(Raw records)

** begin **

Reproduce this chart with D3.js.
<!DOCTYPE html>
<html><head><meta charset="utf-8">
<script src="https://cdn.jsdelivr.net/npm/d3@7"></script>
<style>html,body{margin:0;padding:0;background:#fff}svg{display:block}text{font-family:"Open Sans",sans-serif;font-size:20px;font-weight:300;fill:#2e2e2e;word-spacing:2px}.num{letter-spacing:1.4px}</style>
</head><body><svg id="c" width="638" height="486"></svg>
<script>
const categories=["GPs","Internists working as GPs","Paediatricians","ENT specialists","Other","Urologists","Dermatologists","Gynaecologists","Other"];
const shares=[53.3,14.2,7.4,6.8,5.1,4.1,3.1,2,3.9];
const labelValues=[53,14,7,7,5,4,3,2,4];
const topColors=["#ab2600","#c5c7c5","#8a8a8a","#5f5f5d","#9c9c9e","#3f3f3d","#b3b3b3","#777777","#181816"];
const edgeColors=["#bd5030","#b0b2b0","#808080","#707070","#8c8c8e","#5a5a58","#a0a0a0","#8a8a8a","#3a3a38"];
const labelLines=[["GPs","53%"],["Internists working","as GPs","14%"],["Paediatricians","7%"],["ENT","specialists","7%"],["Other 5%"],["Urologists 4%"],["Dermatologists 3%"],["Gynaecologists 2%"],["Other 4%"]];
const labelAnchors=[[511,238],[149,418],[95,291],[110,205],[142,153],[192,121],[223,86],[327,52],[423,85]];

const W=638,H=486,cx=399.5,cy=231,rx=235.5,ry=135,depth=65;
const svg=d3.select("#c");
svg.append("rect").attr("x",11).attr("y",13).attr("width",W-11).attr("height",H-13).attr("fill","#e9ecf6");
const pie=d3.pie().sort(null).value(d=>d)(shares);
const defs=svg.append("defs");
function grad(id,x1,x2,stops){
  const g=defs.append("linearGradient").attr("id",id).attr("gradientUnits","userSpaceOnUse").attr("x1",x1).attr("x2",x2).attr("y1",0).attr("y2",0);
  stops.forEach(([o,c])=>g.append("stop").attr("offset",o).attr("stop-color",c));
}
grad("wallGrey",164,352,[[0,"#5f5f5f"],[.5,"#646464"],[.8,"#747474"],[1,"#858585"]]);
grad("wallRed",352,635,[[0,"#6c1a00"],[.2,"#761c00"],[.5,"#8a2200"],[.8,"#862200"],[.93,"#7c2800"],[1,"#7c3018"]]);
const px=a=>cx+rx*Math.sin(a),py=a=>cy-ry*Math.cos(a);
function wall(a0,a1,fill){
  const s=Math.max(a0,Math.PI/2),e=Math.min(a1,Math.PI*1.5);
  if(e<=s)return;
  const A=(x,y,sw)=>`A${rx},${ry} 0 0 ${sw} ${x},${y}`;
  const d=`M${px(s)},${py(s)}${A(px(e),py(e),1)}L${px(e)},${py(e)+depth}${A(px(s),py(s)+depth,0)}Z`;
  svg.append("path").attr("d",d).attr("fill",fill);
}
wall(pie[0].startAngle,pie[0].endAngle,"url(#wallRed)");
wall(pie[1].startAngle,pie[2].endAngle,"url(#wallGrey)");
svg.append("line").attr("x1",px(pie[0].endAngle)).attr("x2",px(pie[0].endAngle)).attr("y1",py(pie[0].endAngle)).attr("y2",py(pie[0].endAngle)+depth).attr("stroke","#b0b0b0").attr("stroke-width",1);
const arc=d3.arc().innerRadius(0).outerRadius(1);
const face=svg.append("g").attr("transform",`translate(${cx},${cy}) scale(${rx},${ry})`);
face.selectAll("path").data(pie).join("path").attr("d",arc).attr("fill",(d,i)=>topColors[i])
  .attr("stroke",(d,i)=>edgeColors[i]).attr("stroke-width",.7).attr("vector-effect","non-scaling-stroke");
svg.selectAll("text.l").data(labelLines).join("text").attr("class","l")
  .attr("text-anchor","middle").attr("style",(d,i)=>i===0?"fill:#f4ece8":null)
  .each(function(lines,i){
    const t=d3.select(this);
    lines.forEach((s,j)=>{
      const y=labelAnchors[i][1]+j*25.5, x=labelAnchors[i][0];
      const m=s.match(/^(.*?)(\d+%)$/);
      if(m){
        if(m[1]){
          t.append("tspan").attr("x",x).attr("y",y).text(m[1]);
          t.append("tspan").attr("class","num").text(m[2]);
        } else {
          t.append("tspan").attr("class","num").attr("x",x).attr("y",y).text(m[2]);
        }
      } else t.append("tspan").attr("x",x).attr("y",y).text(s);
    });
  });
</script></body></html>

** end **
** begin **

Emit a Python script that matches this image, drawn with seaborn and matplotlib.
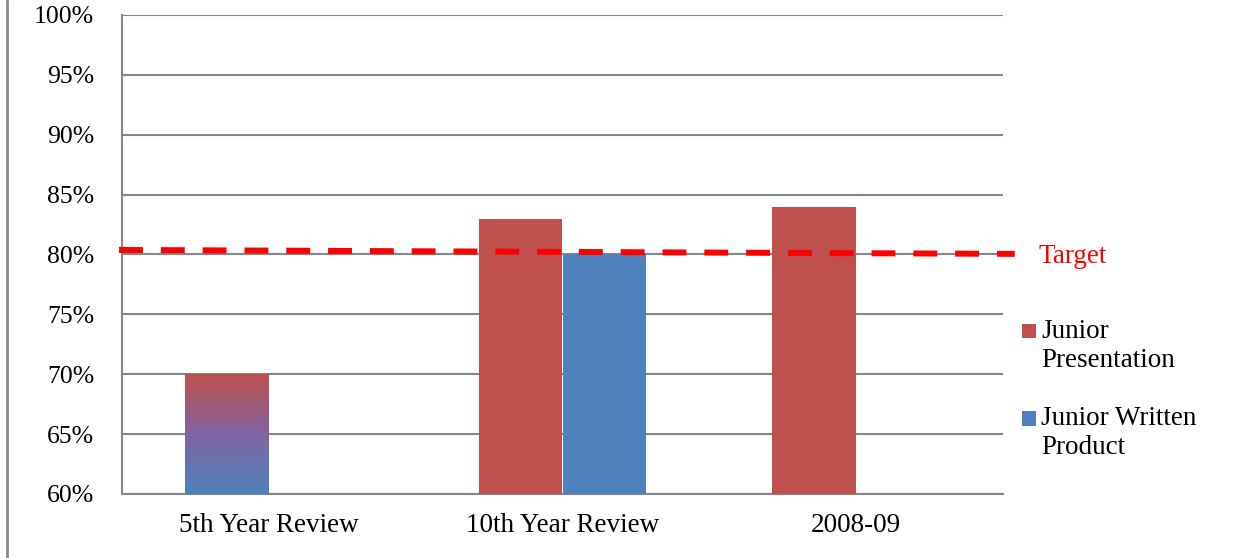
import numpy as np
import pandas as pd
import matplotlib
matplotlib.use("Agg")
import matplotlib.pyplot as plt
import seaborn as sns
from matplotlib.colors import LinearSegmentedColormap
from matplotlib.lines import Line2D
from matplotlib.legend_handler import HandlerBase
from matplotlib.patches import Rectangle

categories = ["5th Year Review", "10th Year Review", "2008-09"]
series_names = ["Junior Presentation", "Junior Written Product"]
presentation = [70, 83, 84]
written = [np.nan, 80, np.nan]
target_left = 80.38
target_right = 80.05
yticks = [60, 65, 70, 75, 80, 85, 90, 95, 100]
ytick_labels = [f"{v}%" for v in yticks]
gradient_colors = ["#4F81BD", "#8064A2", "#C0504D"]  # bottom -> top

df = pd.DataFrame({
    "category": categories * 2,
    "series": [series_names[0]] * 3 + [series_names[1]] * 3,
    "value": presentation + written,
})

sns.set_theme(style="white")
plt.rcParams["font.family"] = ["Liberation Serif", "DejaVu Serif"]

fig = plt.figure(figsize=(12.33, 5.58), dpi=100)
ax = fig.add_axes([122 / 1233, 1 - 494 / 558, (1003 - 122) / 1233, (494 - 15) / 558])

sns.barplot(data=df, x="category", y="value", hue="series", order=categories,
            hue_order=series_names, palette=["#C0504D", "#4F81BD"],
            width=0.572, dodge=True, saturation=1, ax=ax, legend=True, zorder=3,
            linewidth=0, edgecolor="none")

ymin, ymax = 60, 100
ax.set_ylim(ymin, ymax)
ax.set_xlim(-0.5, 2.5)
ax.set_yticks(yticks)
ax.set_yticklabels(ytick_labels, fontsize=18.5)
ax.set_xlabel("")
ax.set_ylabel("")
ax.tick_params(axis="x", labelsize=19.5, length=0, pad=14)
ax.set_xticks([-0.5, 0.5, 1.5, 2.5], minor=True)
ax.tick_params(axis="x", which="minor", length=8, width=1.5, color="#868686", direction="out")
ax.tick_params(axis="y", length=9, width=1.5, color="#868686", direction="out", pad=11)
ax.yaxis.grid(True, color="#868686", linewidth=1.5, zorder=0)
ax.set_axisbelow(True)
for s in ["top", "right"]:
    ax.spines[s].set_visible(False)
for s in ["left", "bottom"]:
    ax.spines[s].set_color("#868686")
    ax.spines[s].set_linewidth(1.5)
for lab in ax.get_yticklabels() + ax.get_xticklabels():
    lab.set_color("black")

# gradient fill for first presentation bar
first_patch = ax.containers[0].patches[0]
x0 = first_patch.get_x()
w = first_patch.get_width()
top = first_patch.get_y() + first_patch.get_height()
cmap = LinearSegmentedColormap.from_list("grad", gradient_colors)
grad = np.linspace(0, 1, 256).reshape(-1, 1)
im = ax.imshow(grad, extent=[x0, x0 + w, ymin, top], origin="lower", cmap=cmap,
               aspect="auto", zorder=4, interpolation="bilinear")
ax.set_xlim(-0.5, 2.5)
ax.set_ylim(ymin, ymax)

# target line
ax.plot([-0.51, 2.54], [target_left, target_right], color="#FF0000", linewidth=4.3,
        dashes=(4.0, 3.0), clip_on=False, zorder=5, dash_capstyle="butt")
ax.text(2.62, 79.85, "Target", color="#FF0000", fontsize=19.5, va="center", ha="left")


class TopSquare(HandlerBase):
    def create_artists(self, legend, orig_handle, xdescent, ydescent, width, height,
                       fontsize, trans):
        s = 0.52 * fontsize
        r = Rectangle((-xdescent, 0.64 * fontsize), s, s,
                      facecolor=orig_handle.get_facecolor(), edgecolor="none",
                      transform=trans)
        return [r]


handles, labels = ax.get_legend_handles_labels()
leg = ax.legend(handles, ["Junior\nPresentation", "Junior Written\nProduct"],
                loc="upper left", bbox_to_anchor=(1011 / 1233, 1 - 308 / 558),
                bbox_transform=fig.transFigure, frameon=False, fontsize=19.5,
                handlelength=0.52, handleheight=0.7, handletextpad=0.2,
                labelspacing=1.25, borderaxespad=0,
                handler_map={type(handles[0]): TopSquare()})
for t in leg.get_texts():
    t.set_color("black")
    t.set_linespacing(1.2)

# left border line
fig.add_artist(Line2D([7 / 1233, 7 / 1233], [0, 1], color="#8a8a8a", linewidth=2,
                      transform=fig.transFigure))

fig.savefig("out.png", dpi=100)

** end **

§ GIVEN INSTRUCTION:
Reproduce the lines above starting at the one with "Emit a Python" and ending at the one with "from matplotlib.patches import Rectangle", both included, exactly and with no pictures.

§ THE REPLY:
Emit a Python script that matches this image, drawn with seaborn and matplotlib.
import numpy as np
import pandas as pd
import matplotlib
matplotlib.use("Agg")
import matplotlib.pyplot as plt
import seaborn as sns
from matplotlib.colors import LinearSegmentedColormap
from matplotlib.lines import Line2D
from matplotlib.legend_handler import HandlerBase
from matplotlib.patches import Rectangle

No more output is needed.